The main thing about Girls, however, is that it is quietly very funny. Judd Apatow, who co-produced, was very helpful here, Dunham says. "He has a really good sense of how much people need to be laughing in order to stay engaged – he's almost scientific about it. 'Let's find five places where people are definitely going to be laughing, that's going to buy us all this stuff that isn't necessarily humorous.'"

What's extraordinary is the responsibility she was given, mainly, she says, because the show grew out of the film, which she had also written, directed and starred in. Being on the set of a professional TV show, however, was a big leap. When she turned up at the studios in New Jersey, next door to the ones where 30 Rock films, she was terrified. "Like, not having a sense of what all the equipment was. And I didn't know who everyone was. I really needed a lesson, like: this is what a grip does, this is what a gaffer does."

You can imagine older crew members may have bristled at taking orders from a 25-year-old, and Dunham expected it. "To have someone say to me, 'I've been around the block, honey.'" It had happened once before, when she was making a short film and hired an actor from Craigslist who, when she asked him to improvise, "freaked out on me – a you-don't-know-what-you're-doing freak-out. And it was totally soul-crushing, even though he was a weirdo I found on the internet. It was actually a valuable experience, because it prepared me."

It didn't happen. So preposterous was her skills gap, she says, that everyone rallied around and tried to help. "I have this image of someone swimming the English Channel with all these little boats around, cheering them on and making sure that, if they get tired, someone's there."

Despite warnings from her father, Dunham says it was only a few days ago that she actually realised that, if the show is successful, she will become famous, something that makes her giggle because "I kind of look like every other girl, walking around." (She said to her dad, "It's funny, I never considered that people are going to see me on the show and maybe stop me on the subway." And he said, "Really? Because I've been talking about it for a year and a half.")

She is aware that any fluctuations in her weight now will be read as meaningful. "If I lose five pounds, it'll be commented on, so last week I was stressed and when I came back to work, someone said, 'You look skinny!' Like it was this terrifying thing, like I'd drunk the Hollywood Kool-Aid." She says, "The crazy thing is, I'm 25, and so I'm still coming out of my college eating habits. I feel my body changes, like, once a month."

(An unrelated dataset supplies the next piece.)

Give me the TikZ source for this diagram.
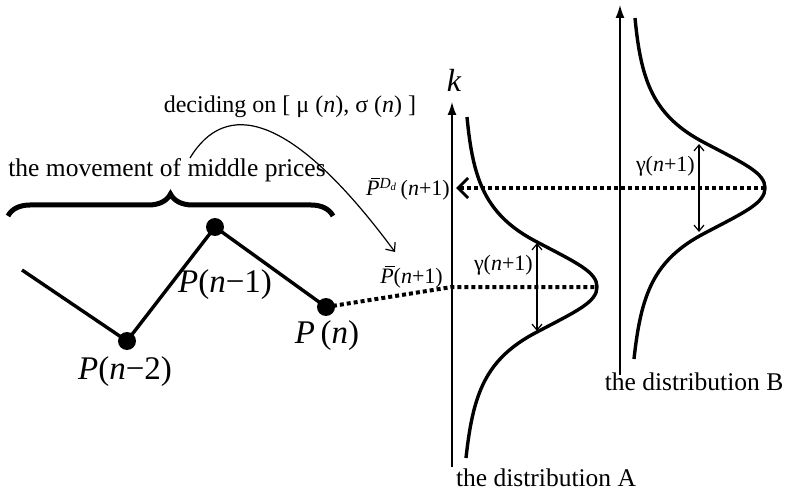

Dunham is working on another film script, and waiting to see what happens to the adaptation of a young adult novel she did for Apatow. And she is starting to write the second season of Girls – it hasn't been green-lit yet, but there is money for development. The thing she took away from that first taste of fame on YouTube was "the discomfort that comes from being seen. Which is all we want, and yet, we want to be seen the way we want to be seen." It summarises everything about the fame that is just about to happen to her, and is what personas were invented for.

Dunham's parents are away, and when she gets home tonight she will pick up the dog and settle into her childhood bedroom. "I mean, I'm always saying, 'Well, in Japanese cultures, people never move out!'" She smiles. It is a well-honed routine.